I got the impression you both believe that my dad’s preaching is balanced, and that all the other issues are things people have simply tacked onto the list to make it longer. I believe that, and so do others I’ve spoken to. If it’s true that there’s something wrong with the way people hear God’s word, and if it’s true that the spiritually immature are holding the church back (and it’s biblical to say that some people are responsible for their immaturity—see Heb. 5:12-14), and if it’s true that people want “love” preached but don’t understand it or don’t live it, then maintaining the numbers, and giving folks what they want so they’ll stay, may just lead to stagnation. If people want the “abundant life”, but don’t want to hear the full counsel of the Word of God, can’t bring themselves to treat their pastor like a brother, and can’t abide teaching on the Holy Spirit and spiritual gifts, what does “abundant life” mean to them? Is it worth challenging people to meet the pastor halfway? Is the church in the hands of the Lord, or in the hands of man? Indeed, if all these things are problems, ongoing problems which go unaddressed, why would God bless A. with growth, especially numerical growth?
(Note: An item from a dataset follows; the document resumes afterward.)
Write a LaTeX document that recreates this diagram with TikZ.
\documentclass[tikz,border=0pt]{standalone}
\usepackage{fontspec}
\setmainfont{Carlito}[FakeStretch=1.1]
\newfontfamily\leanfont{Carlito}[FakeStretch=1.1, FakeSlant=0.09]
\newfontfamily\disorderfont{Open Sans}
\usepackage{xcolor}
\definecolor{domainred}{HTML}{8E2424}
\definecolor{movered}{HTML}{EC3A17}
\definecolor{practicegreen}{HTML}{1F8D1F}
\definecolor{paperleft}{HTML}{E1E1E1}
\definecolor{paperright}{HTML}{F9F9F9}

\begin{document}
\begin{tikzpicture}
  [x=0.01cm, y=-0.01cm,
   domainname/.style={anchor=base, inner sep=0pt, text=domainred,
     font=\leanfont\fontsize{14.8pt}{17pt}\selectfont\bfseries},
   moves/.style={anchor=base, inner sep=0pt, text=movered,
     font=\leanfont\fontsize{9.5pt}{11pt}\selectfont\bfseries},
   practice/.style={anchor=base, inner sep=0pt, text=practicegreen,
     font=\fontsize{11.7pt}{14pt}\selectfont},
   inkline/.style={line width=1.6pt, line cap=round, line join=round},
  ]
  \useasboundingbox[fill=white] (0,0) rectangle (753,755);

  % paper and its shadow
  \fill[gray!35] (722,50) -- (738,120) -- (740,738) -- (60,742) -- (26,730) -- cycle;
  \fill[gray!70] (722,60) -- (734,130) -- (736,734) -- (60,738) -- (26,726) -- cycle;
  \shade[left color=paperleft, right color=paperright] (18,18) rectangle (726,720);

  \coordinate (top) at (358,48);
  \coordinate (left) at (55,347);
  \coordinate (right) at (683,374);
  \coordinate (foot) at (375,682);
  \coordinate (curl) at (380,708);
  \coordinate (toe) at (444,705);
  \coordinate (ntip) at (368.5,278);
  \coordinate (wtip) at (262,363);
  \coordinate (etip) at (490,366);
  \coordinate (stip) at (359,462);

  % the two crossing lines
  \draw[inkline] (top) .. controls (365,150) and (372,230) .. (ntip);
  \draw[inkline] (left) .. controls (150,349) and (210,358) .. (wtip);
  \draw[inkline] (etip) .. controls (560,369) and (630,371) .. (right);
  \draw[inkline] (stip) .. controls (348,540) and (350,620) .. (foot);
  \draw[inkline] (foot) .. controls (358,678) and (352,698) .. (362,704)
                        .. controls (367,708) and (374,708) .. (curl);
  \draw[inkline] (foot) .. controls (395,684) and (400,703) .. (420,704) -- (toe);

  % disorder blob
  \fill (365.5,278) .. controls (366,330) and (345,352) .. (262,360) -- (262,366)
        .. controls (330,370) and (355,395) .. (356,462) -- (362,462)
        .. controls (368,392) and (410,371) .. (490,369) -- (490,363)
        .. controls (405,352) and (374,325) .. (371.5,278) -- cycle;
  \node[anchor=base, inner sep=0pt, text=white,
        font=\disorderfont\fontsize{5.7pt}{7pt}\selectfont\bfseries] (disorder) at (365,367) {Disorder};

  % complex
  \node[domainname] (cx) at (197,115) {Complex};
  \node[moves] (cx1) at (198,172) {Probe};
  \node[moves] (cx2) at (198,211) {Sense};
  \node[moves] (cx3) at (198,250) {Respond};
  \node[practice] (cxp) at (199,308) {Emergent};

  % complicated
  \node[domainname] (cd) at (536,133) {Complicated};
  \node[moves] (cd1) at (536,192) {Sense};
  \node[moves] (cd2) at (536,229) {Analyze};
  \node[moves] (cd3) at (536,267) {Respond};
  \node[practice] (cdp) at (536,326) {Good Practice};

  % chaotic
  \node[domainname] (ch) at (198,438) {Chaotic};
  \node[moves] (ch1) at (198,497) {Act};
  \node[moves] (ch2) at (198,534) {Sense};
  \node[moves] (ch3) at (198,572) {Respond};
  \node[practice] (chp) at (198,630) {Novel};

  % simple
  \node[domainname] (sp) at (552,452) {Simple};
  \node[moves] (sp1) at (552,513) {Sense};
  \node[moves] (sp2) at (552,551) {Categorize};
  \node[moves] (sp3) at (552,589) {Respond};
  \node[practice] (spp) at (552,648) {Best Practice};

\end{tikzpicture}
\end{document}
I know this can sound preachy, or like overkill, or could be things you’ve thought about already, and I know what you two are dealing with in the council room and outside of it—a lot of pressure and some very strong personalities, among other things. But at bottom, the biggest issue in this situation can be summarized like this: my dad is being told to change because people don’t like being told they may need to change. He’s supposed to repent of calling people to repent (if you buy the narrative—he hasn’t been hammering repentance—we hear the r-word much more in my church here!). Even if repentance is present in the preaching, it’s as a call to take our spiritual growth seriously in response to Christ’s love, and a promise that the Holy Spirit helps us to do that. It’s exhortation and encouragement, but I think plenty of believers just don’t like being reminded that they haven’t “arrived”, or that even though God does love us no matter what, He requires something of us—our lives should reflect Christ. That attitude doesn’t keep a church healthy—if they won’t hear it from one preacher who preaches the “trustworthy word as taught”, they won’t hear it from the next, especially if the church building itself doesn’t have the protection of the Holy Spirit.
I’m sorry to add to your burden, but I really felt I had to send these latest thoughts to you. I welcome your feedback if you have time, and in the meantime I’m praying for A., and for you and the rest of the council. May the Lord lead you by His Spirit.